No entanto, apesar dos intensos esforços e de um orçamento anual para medidas de controle de serpentes que hoje gira em torno de US$ 3,8 milhões, os invasores provaram ser impossíveis de eliminar em grande número. Quer dizer, com exceção de alguns pequenos trechos de terra.
Por exemplo, na Unidade de Gerenciamento de Habitat da Base da Força Aérea de Andersen, em Guam. Por acaso, o acetaminofeno (paracetamol), à venda nas farmácias, é particularmente tóxico para as cobras-arbóreas-marrons, e até mesmo os exemplares maiores morrem após uma dose de 80 mg — cerca de um sexto da quantidade encontrada em um comprimido padrão de 500 mg para seres humanos.
Depois de um programa abrangente que envolveu a colocação de iscas com alimentos envenenados, além da construção de uma cerca “à prova de cobras” ao redor de toda a área para evitar que fosse imediatamente recolonizada, o número de cobras caiu significativamente na base aérea.

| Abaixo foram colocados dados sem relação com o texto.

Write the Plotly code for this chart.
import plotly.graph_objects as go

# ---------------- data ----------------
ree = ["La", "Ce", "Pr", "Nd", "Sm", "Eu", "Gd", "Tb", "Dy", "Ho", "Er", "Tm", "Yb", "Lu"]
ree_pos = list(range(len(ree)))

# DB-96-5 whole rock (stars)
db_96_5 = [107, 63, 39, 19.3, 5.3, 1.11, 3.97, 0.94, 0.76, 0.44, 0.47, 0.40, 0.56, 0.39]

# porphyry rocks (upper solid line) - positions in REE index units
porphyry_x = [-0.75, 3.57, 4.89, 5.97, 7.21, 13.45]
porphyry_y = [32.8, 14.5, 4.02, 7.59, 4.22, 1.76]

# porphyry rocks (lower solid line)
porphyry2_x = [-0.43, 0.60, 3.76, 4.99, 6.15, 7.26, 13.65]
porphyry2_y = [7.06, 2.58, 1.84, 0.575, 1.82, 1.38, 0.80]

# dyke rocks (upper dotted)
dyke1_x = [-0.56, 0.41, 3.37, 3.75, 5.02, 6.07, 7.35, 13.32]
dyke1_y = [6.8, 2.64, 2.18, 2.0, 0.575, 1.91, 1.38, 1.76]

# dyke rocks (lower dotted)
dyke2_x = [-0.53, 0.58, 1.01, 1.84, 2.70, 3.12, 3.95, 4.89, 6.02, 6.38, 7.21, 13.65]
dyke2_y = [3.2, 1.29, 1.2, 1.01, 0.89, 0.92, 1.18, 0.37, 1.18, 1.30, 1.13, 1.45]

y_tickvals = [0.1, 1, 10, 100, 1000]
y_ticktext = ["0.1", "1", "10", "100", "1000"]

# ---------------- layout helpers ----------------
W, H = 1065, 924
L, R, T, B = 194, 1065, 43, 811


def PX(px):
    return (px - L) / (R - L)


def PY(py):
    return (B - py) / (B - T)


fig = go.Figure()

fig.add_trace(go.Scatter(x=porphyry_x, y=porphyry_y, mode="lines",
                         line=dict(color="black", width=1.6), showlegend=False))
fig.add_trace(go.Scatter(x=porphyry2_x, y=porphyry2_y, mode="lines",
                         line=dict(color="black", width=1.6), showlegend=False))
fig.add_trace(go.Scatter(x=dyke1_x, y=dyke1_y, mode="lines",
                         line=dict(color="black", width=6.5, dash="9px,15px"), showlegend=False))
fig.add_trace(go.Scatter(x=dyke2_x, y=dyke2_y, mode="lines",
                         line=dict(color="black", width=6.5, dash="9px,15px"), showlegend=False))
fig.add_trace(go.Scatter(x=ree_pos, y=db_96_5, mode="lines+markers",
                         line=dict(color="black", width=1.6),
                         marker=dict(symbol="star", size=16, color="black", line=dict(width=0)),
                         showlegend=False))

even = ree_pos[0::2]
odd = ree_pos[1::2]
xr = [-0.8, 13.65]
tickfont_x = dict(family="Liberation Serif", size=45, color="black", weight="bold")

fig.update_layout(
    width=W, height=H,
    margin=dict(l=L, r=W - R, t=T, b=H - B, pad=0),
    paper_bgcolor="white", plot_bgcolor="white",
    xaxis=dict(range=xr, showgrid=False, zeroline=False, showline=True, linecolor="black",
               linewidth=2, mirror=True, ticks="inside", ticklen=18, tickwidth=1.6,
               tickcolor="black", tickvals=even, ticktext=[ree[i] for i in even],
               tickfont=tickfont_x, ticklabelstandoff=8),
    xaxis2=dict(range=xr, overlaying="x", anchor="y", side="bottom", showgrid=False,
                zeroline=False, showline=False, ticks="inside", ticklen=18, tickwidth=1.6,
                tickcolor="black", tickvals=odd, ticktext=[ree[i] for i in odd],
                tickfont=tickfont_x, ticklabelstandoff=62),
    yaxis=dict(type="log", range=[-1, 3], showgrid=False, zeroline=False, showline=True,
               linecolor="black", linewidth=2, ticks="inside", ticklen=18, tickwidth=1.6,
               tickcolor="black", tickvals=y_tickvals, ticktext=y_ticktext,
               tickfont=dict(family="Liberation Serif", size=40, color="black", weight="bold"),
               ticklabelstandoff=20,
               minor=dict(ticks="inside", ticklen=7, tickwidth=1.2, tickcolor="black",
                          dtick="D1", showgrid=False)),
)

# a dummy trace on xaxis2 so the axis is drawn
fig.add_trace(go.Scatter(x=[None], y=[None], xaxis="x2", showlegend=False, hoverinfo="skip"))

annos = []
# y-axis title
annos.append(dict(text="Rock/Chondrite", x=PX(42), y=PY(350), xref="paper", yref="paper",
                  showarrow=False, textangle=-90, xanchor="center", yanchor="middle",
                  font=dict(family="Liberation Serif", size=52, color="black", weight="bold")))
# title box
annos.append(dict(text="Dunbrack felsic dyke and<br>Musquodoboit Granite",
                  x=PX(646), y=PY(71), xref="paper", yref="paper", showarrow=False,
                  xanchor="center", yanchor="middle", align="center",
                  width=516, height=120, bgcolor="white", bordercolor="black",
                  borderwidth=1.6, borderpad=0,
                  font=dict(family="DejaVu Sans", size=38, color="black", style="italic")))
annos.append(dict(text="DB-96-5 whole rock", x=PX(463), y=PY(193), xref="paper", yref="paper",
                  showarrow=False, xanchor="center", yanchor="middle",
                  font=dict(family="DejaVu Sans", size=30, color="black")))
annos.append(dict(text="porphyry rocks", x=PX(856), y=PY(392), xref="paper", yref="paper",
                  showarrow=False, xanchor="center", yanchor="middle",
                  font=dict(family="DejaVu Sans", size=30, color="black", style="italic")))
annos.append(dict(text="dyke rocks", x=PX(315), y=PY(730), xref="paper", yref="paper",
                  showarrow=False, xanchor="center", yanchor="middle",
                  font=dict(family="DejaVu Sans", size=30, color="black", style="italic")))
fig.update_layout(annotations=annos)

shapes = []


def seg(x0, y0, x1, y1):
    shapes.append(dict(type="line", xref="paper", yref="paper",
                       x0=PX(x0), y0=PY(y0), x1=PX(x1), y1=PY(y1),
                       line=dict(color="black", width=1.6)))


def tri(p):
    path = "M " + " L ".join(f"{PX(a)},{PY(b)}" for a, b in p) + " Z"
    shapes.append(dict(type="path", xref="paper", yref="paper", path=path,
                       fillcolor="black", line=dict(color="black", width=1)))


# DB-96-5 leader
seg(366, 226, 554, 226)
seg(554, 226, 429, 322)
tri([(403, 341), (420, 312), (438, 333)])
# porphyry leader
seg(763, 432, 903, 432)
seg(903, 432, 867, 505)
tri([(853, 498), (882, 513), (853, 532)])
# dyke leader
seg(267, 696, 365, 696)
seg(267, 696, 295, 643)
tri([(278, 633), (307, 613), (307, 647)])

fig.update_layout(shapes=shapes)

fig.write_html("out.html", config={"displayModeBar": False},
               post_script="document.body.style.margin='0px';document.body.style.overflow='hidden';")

Infelizmente, muitos cientistas acreditam que seria impossível eliminar um número significativo de cobras-arbóreas-marrons de forma semelhante das florestas de Guam, muito menos eliminá-las por completo. Isso apesar de haver certa urgência, pois a própria floresta está correndo perigo.
Acredita-se que cerca de 70% das árvores nativas de Guam dependiam de pássaros para dispersar suas sementes. Mas na paisagem florestal desconcertantemente silenciosa de hoje, muitas árvores deixam seus frutos caírem diretamente no chão, para que apodreçam.
Algumas sementes não germinam de forma alguma, a menos que a polpa tenha sido consumida, diz Rogers, enquanto outras lutam para crescer à sombra da árvore-mãe. Como a cada ano que passa, os pássaros que se alimentam de frutas, nozes e sementes da ilha não aparecem, as espécies de árvores das quais eles costumavam depender estão desaparecendo.
A floresta também está começando a desenvolver buracos. Em um ecossistema saudável, quando uma árvore cai, ela cria um buraco temporário, que imediatamente se torna um local de intensa competição, já que diferentes plantas disputam para preencher o espaço.
“É como se você derrubasse um prédio no meio da cidade de Nova York, é uma propriedade imobiliária valiosa, haverá muita gente querendo construir um prédio lá”, explica Rogers.
Mas, em Guam, isso não acontece. Sem os pássaros para dispersar as sementes, muitas vezes não há nada no solo que possa germinar, de modo que a regeneração é extremamente lenta. A estrutura da floresta está mudando e, em breve, pode não haver volta.
Por enquanto, as cobras-arbóreas-marrons de Guam e o exército de aranhas que elas criaram estão a salvo. E seu reinado ainda pode durar por algum tempo.